Transcribe all of the material exactly, except for its pictures.

▶ _Stored data_:
========================================
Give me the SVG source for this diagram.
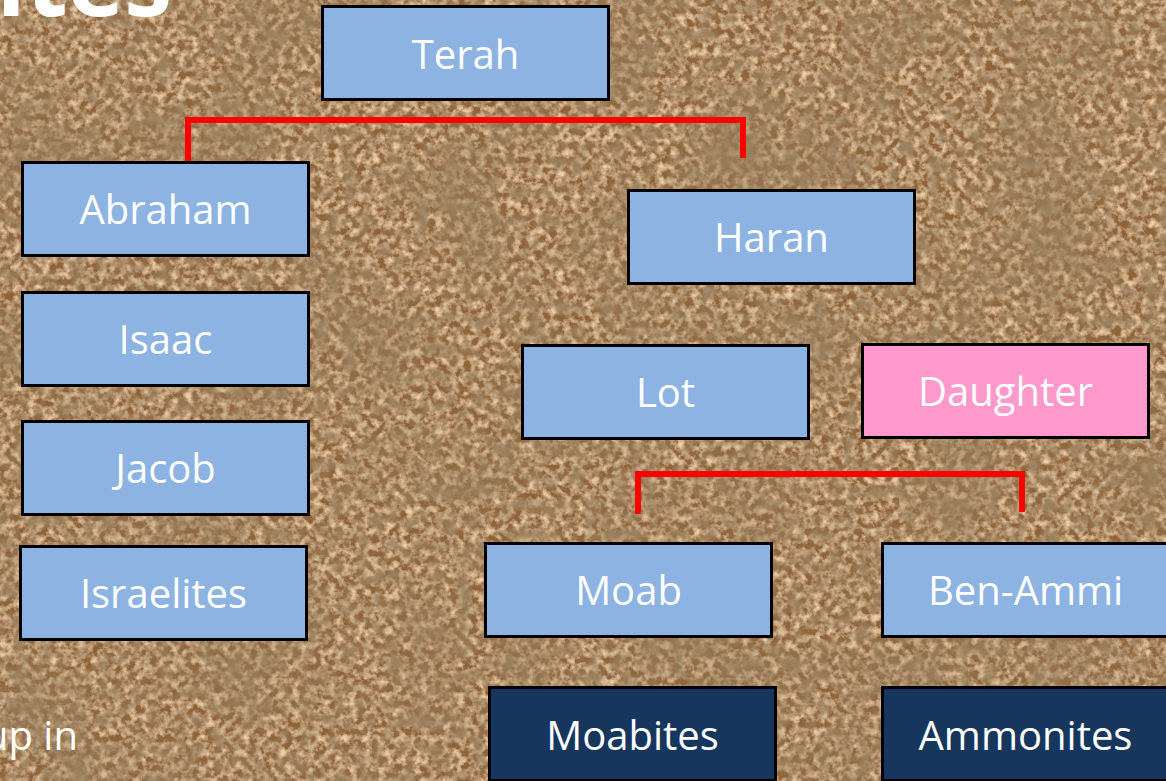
<svg xmlns="http://www.w3.org/2000/svg" width="1166" height="781" viewBox="0 0 1166 781">
  <defs>
    <filter id="sand" x="0" y="0" width="1166" height="781" filterUnits="userSpaceOnUse">
      <feTurbulence type="fractalNoise" baseFrequency="0.14" numOctaves="3" seed="7" result="fine"/>
      <feColorMatrix in="fine" type="matrix" values="0 0 0 0 0.86  0 0 0 0 0.63  0 0 0 0 0.39  2.4 0 0 0 -0.9" result="light"/>
      <feTurbulence type="fractalNoise" baseFrequency="0.07" numOctaves="2" seed="11" result="mid"/>
      <feColorMatrix in="mid" type="matrix" values="0 0 0 0 0.33  0 0 0 0 0.22  0 0 0 0 0.11  2.2 0 0 0 -0.85" result="speck"/>
      <feTurbulence type="fractalNoise" baseFrequency="0.01" numOctaves="2" seed="2" result="coarse"/>
      <feColorMatrix in="coarse" type="matrix" values="0 0 0 0 0.30  0 0 0 0 0.20  0 0 0 0 0.10  1.6 0 0 0 -0.7" result="dark"/>
      <feFlood flood-color="#8f6437" result="base"/>
      <feMerge>
        <feMergeNode in="base"/>
        <feMergeNode in="light"/>
        <feMergeNode in="speck"/>
        <feMergeNode in="dark"/>
      </feMerge>
    </filter>
    <style>
      .box { stroke: #000; stroke-width: 3; }
      .blue { fill: #8db3e2; }
      .pink { fill: #ff99cc; }
      .navy { fill: #17365d; }
      .lbl { font-family: "Open Sans", "Noto Sans", sans-serif; font-size: 40px; fill: #fff; text-anchor: middle; }
      .conn { fill: none; stroke: #ff0000; stroke-width: 6; }
      .plain { font-family: "Open Sans", "Noto Sans", sans-serif; fill: #fff; }
    </style>
  </defs>

  <rect x="0" y="0" width="1166" height="781" filter="url(#sand)"/>

  <text class="plain" x="172" y="16" font-size="96" font-weight="bold" text-anchor="end">ites</text>
  <text class="plain" x="78" y="750" font-size="40" text-anchor="end">up in</text>

  <g id="connectors">
    <polyline class="conn" points="188,162 188,120 743,120 743,158"/>
    <polyline class="conn" points="638,514 638,474 1022,474 1022,512"/>
  </g>

  <g id="terah"><rect class="box blue" x="322.5" y="6.5" width="286" height="93"/><text class="lbl" x="465.5" y="69">Terah</text></g>
  <g id="abraham"><rect class="box blue" x="22.5" y="162.5" width="286" height="93"/><text class="lbl" x="165.5" y="224">Abraham</text></g>
  <g id="isaac"><rect class="box blue" x="22.5" y="292.5" width="286" height="93"/><text class="lbl" x="165.5" y="354">Isaac</text></g>
  <g id="jacob"><rect class="box blue" x="22.5" y="421.5" width="286" height="93"/><text class="lbl" x="165.5" y="483">Jacob</text></g>
  <g id="israelites"><rect class="box blue" x="20.5" y="546.5" width="286" height="93"/><text class="lbl" x="163.5" y="608">Israelites</text></g>
  <g id="haran"><rect class="box blue" x="628.5" y="190.5" width="286" height="93"/><text class="lbl" x="771.5" y="252">Haran</text></g>
  <g id="lot"><rect class="box blue" x="522.5" y="345.5" width="286" height="93"/><text class="lbl" x="665.5" y="407">Lot</text></g>
  <g id="daughter"><rect class="box pink" x="862.5" y="344.5" width="286" height="93"/><text class="lbl" x="1005.5" y="406">Daughter</text></g>
  <g id="moab"><rect class="box blue" x="485.5" y="543.5" width="286" height="93"/><text class="lbl" x="628.5" y="605">Moab</text></g>
  <g id="ben-ammi"><rect class="box blue" x="882.5" y="543.5" width="286" height="93"/><text class="lbl" x="1025.5" y="605">Ben-Ammi</text></g>
  <g id="moabites"><rect class="box navy" x="489.5" y="687.5" width="286" height="93"/><text class="lbl" x="632.5" y="750">Moabites</text></g>
  <g id="ammonites"><rect class="box navy" x="882.5" y="687.5" width="286" height="93"/><text class="lbl" x="1025.5" y="750">Ammonites</text></g>
</svg>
========================================
▶ _Answer for this exercise_:
Give me the SVG source for this diagram.
<svg xmlns="http://www.w3.org/2000/svg" width="1166" height="781" viewBox="0 0 1166 781">
  <defs>
    <filter id="sand" x="0" y="0" width="1166" height="781" filterUnits="userSpaceOnUse">
      <feTurbulence type="fractalNoise" baseFrequency="0.14" numOctaves="3" seed="7" result="fine"/>
      <feColorMatrix in="fine" type="matrix" values="0 0 0 0 0.86  0 0 0 0 0.63  0 0 0 0 0.39  2.4 0 0 0 -0.9" result="light"/>
      <feTurbulence type="fractalNoise" baseFrequency="0.07" numOctaves="2" seed="11" result="mid"/>
      <feColorMatrix in="mid" type="matrix" values="0 0 0 0 0.33  0 0 0 0 0.22  0 0 0 0 0.11  2.2 0 0 0 -0.85" result="speck"/>
      <feTurbulence type="fractalNoise" baseFrequency="0.01" numOctaves="2" seed="2" result="coarse"/>
      <feColorMatrix in="coarse" type="matrix" values="0 0 0 0 0.30  0 0 0 0 0.20  0 0 0 0 0.10  1.6 0 0 0 -0.7" result="dark"/>
      <feFlood flood-color="#8f6437" result="base"/>
      <feMerge>
        <feMergeNode in="base"/>
        <feMergeNode in="light"/>
        <feMergeNode in="speck"/>
        <feMergeNode in="dark"/>
      </feMerge>
    </filter>
    <style>
      .box { stroke: #000; stroke-width: 3; }
      .blue { fill: #8db3e2; }
      .pink { fill: #ff99cc; }
      .navy { fill: #17365d; }
      .lbl { font-family: "Open Sans", "Noto Sans", sans-serif; font-size: 40px; fill: #fff; text-anchor: middle; }
      .conn { fill: none; stroke: #ff0000; stroke-width: 6; }
      .plain { font-family: "Open Sans", "Noto Sans", sans-serif; fill: #fff; }
    </style>
  </defs>

  <rect x="0" y="0" width="1166" height="781" filter="url(#sand)"/>

  <text class="plain" x="172" y="16" font-size="96" font-weight="bold" text-anchor="end">ites</text>
  <text class="plain" x="78" y="750" font-size="40" text-anchor="end">up in</text>

  <g id="connectors">
    <polyline class="conn" points="188,162 188,120 743,120 743,158"/>
    <polyline class="conn" points="638,514 638,474 1022,474 1022,512"/>
  </g>

  <g id="terah"><rect class="box blue" x="322.5" y="6.5" width="286" height="93"/><text class="lbl" x="465.5" y="69">Terah</text></g>
  <g id="abraham"><rect class="box blue" x="22.5" y="162.5" width="286" height="93"/><text class="lbl" x="165.5" y="224">Abraham</text></g>
  <g id="isaac"><rect class="box blue" x="22.5" y="292.5" width="286" height="93"/><text class="lbl" x="165.5" y="354">Isaac</text></g>
  <g id="jacob"><rect class="box blue" x="22.5" y="421.5" width="286" height="93"/><text class="lbl" x="165.5" y="483">Jacob</text></g>
  <g id="israelites"><rect class="box blue" x="20.5" y="546.5" width="286" height="93"/><text class="lbl" x="163.5" y="608">Israelites</text></g>
  <g id="haran"><rect class="box blue" x="628.5" y="190.5" width="286" height="93"/><text class="lbl" x="771.5" y="252">Haran</text></g>
  <g id="lot"><rect class="box blue" x="522.5" y="345.5" width="286" height="93"/><text class="lbl" x="665.5" y="407">Lot</text></g>
  <g id="daughter"><rect class="box pink" x="862.5" y="344.5" width="286" height="93"/><text class="lbl" x="1005.5" y="406">Daughter</text></g>
  <g id="moab"><rect class="box blue" x="485.5" y="543.5" width="286" height="93"/><text class="lbl" x="628.5" y="605">Moab</text></g>
  <g id="ben-ammi"><rect class="box blue" x="882.5" y="543.5" width="286" height="93"/><text class="lbl" x="1025.5" y="605">Ben-Ammi</text></g>
  <g id="moabites"><rect class="box navy" x="489.5" y="687.5" width="286" height="93"/><text class="lbl" x="632.5" y="750">Moabites</text></g>
  <g id="ammonites"><rect class="box navy" x="882.5" y="687.5" width="286" height="93"/><text class="lbl" x="1025.5" y="750">Ammonites</text></g>
</svg>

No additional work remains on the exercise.